Le Chiese d’Oriente e d’Occidente hanno celebrato fin dall’antichità, in modi diversi e in date differenti, la festa della Trasfigurazione. Introdotta in Armenia nel IV secolo, e nel V secolo nell’area siriaca, la festa fu celebrata per ricordare la dedicazione di una chiesa sul monte Tabor.
In Occidente la festa si diffuse nel sec. XI, e papa Callisto III, nel 1457, l’estese alla Chiesa universale in seguito alla vittoria riportata contro i Turchi a Belgrado, la cui notizia giunse a Roma proprio il 6 agosto.Un riferimento preciso alla Trasfigurazione del Signore l’abbiamo nel vangelo della II domenica di quaresima, ma non si tratta di un doppione, perché nel tempo quaresimale non abbiamo una festa propriamente detta della Trasfigurazione. Ricordando l’episodio biblico nel quale Gesù fu trasfigurato davanti a Pietro, Giacomo e Giovanni mentre conversava con Mosè ed Elia, la Chiesa vede in Cristo il compimento di tutte le Scritture, Colui che rivela all’uomo la sua vocazione alla divinizzazione.

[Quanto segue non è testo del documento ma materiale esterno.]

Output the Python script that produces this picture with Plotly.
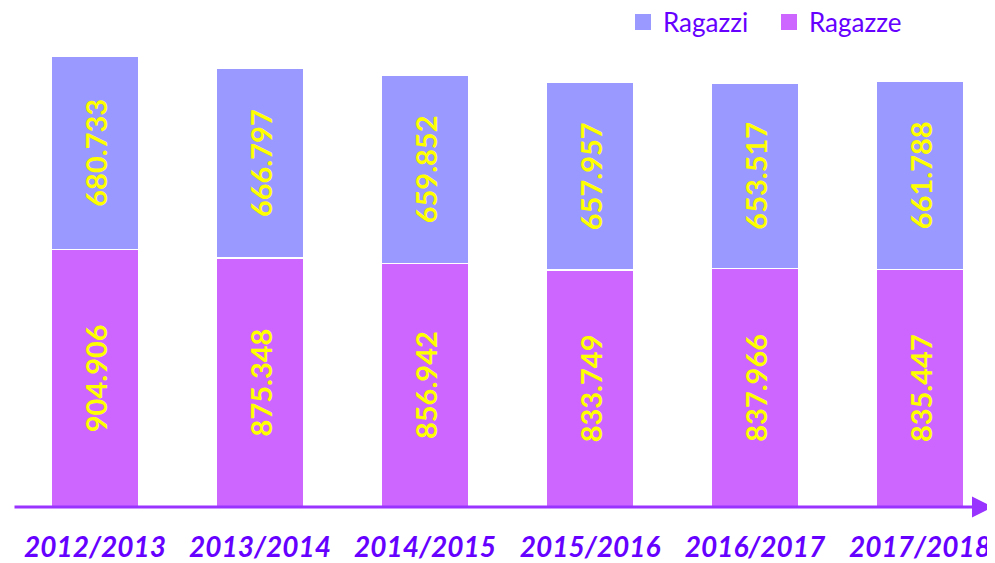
import plotly.graph_objects as go

anni = ["2012/2013", "2013/2014", "2014/2015", "2015/2016", "2016/2017", "2017/2018"]
ragazze = [904906, 875348, 856942, 833749, 837966, 835447]
ragazzi = [680733, 666797, 659852, 657957, 653517, 661788]

# page body has an 8px margin: size the figure so it fits the 995x563 window
OFF = 8
W, H = 995 - OFF, 563 - OFF
ml, mr, mt, mb = 13 - OFF, 0, 40 - OFF, 56
plot_h = H - mt - mb
plot_w = W - ml - mr
ymax = (ragazze[0] + ragazzi[0]) * plot_h / 451.0

FONT = "Lato, Open Sans, sans-serif"
label_font = dict(family=FONT, size=29, color="#FFFF00", weight="bold")
C_F = "#CC66FF"
C_M = "#9999FF"

fig = go.Figure()
fig.add_trace(go.Bar(
    x=anni, y=ragazze, name="Ragazze", showlegend=False,
    marker=dict(color=C_F, line=dict(color="white", width=1.5)),
    texttemplate="%{y:,}", textposition="inside", textangle=-90,
    insidetextanchor="middle", textfont=label_font,
))
fig.add_trace(go.Bar(
    x=anni, y=ragazzi, name="Ragazzi", showlegend=False,
    marker=dict(color=C_M, line=dict(color="white", width=1.5)),
    texttemplate="%{y:,}", textposition="inside", textangle=-90,
    insidetextanchor="middle", textfont=label_font,
))
# legend entries
for nm, col in [("Ragazzi", C_M), ("Ragazze", C_F)]:
    fig.add_trace(go.Scatter(
        x=[None], y=[None], mode="markers", name=nm,
        marker=dict(symbol="square", size=17, color=col),
    ))

px_per_cat = 165.0
x0 = -(95 - 13) / px_per_cat
x1 = x0 + plot_w / px_per_cat

fig.update_layout(
    width=W, height=H,
    margin=dict(l=ml, r=mr, t=mt, b=mb, autoexpand=False),
    barmode="stack", bargap=1 - 87 / 165.0,
    separators=",.",
    plot_bgcolor="white", paper_bgcolor="white",
    uniformtext=dict(mode="show", minsize=10),
    xaxis=dict(
        range=[x0, x1], showgrid=False, showline=False, zeroline=False,
        ticks="", ticklabelstandoff=21, automargin=False,
        tickfont=dict(family=FONT, size=28, color="#6600FF",
                      weight="bold", style="italic"),
    ),
    yaxis=dict(range=[0, ymax], visible=False, automargin=False),
    legend=dict(
        orientation="h", x=(623 - 13) / plot_w, xanchor="left",
        y=1 + 18.0 / plot_h, yanchor="middle",
        traceorder="normal", entrywidth=101, entrywidthmode="pixels",
        font=dict(family=FONT, size=26, color="#6600FF"),
        bgcolor="rgba(0,0,0,0)",
    ),
    showlegend=True,
)

# axis line with arrow
fig.add_annotation(
    xref="x domain", yref="y domain", axref="x domain", ayref="y domain",
    x=(W - 2 - ml) / plot_w, y=0,
    ax=0, ay=0,
    showarrow=True, arrowhead=2, arrowsize=1.4, arrowwidth=3,
    arrowcolor="#9933FF", text="",
)

fig.write_html("out.html")
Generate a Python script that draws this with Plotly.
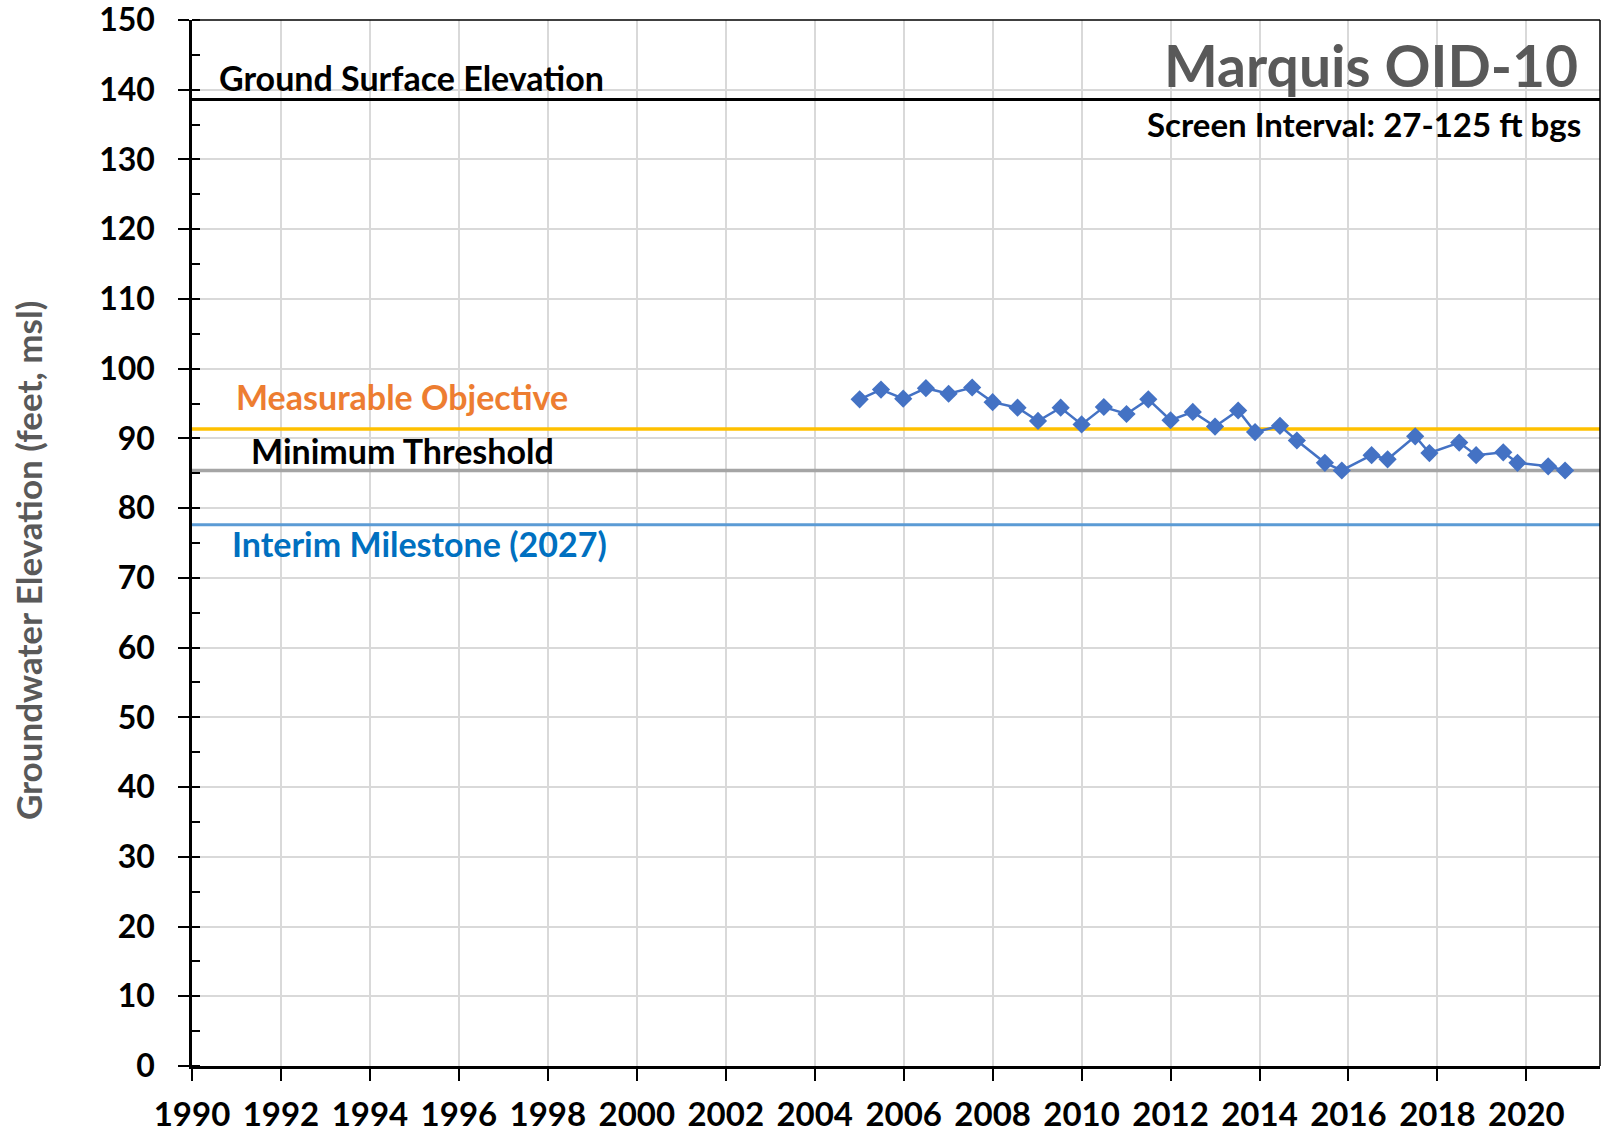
import plotly.graph_objects as go

# ---- data ----
years = [2005.01, 2005.49, 2005.99, 2006.50, 2007.01, 2007.54, 2008.00, 2008.56, 2009.02,
         2009.53, 2010.00, 2010.50, 2011.01, 2011.50, 2012.00, 2012.50, 2013.00, 2013.52,
         2013.90, 2014.46, 2014.84, 2015.47, 2015.85, 2016.52, 2016.88, 2017.50, 2017.82,
         2018.49, 2018.87, 2019.48, 2019.80, 2020.49, 2020.87]
gwe = [95.6, 97.0, 95.7, 97.2, 96.4, 97.3, 95.2, 94.4, 92.5,
       94.4, 92.0, 94.5, 93.5, 95.6, 92.6, 93.8, 91.7, 94.0,
       90.9, 91.8, 89.7, 86.5, 85.4, 87.6, 87.0, 90.3, 87.9,
       89.4, 87.6, 88.0, 86.5, 86.0, 85.4]

ground_surface = 138.6
measurable_objective = 91.35
minimum_threshold = 85.4
interim_milestone = 77.6

x_range = [1990, 2021.655]
y_range = [0, 150]
x_ticks = list(range(1990, 2021, 2))
y_ticks = list(range(0, 151, 10))

FONT = "Lato"
W, H = 1601, 1134
L, R, T, B = 192, 1, 20, 68
PW = W - L - R
PH = H - T - B

fig = go.Figure()

def hline(val, color, width):
    fig.add_trace(go.Scatter(x=x_range, y=[val, val], mode="lines",
                             line=dict(color=color, width=width),
                             showlegend=False, hoverinfo="skip"))

hline(ground_surface, "#000000", 3)
hline(measurable_objective, "#FFC000", 3.5)
hline(minimum_threshold, "#A5A5A5", 3.5)
hline(interim_milestone, "#5B9BD5", 3)

fig.add_trace(go.Scatter(x=years, y=gwe, mode="lines+markers",
                         line=dict(color="#4472C4", width=2.5),
                         marker=dict(symbol="diamond", size=14, color="#4472C4"),
                         showlegend=False))

ann = []
def label(text, x, y, color, size, xanchor="left"):
    ann.append(dict(text=text, x=x, y=y, xref="x", yref="y", showarrow=False,
                    xanchor=xanchor, yanchor="middle",
                    font=dict(family=FONT, size=size, color=color, weight="bold")))

label("Ground Surface Elevation", 1990.57, 141.7, "#000000", 34)
label("Measurable Objective", 1990.95, 96.0, "#ED7D31", 34)
label("Minimum Threshold", 1991.29, 88.2, "#000000", 34)
label("Interim Milestone (2027)", 1990.86, 74.9, "#0070C0", 34)
label("Marquis OID-10", 2021.21, 143.5, "#595959", 57, xanchor="right")
label("Screen Interval: 27-125 ft bgs", 2021.28, 135.1, "#000000", 33, xanchor="right")

# y-axis title as rotated annotation
ann.append(dict(text="Groundwater Elevation (feet, msl)", textangle=-90,
                x=(27.6 - L) / PW, y=(H - B - 560.5) / PH,
                xref="paper", yref="paper",
                xanchor="center", yanchor="middle", showarrow=False,
                font=dict(family=FONT, size=35, color="#595959", weight="bold")))

fig.update_layout(
    width=W, height=H,
    margin=dict(l=L, r=R, t=T, b=B, autoexpand=False),
    plot_bgcolor="white", paper_bgcolor="white",
    annotations=ann,
    xaxis=dict(range=x_range, tickvals=x_ticks, ticktext=[str(v) for v in x_ticks],
               showgrid=True, gridcolor="#D9D9D9", gridwidth=1.5,
               showline=True, linecolor="black", linewidth=2.5, mirror=False,
               ticks="outside", ticklen=12, tickwidth=2, tickcolor="black",
               ticklabelstandoff=6, ticklabeloverflow="allow",
               tickfont=dict(family=FONT, size=33, color="black", weight="bold"),
               zeroline=False, automargin=False),
    yaxis=dict(range=y_range, tickvals=y_ticks,
               showgrid=True, gridcolor="#D9D9D9", gridwidth=1.5,
               showline=True, linecolor="black", linewidth=2.5,
               ticks="outside", ticklen=11, tickwidth=2, tickcolor="black",
               ticklabelstandoff=17, ticklabeloverflow="allow",
               tickfont=dict(family=FONT, size=32, color="black", weight="bold"),
               minor=dict(dtick=5, ticks="inside", ticklen=8, tickwidth=2,
                          tickcolor="black", showgrid=False),
               zeroline=False, automargin=False),
    shapes=[
        dict(type="line", xref="paper", yref="paper", x0=0, x1=1, y0=1, y1=1,
             line=dict(color="black", width=1.5)),
        dict(type="line", xref="paper", yref="paper", x0=1, x1=1, y0=0, y1=1,
             line=dict(color="black", width=1.5)),
    ],
)

fig.write_html("out.html", config={"displayModeBar": False},
               post_script="document.body.style.margin='0';document.body.style.overflow='hidden';")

Paolo VI concluse la sua vita terrena proprio alla sera di questo giorno dell’anno 1978. A un Angelus del 6 agosto aveva ricordato come “la Trasfigurazione getta una luce abbagliante sulla nostra vita quotidiana e ci fa rivolgere la mente al destino immortale che quel fatto adombra. Sulla cima del Tabor Cristo svela per qualche istante lo splendore della sua divinità, e si manifesta ai testimoni prescelti quale realmente è, il Figlio di Dio; ma fa vedere anche il trascendente destino della sua natura umana, che egli ha assunto per salvarci, destinata anch’essa, perché redenta dal suo sacrificio d’amore irrevocabile, a partecipare alla pienezza della vita, alla sorte dei santi nella luce”.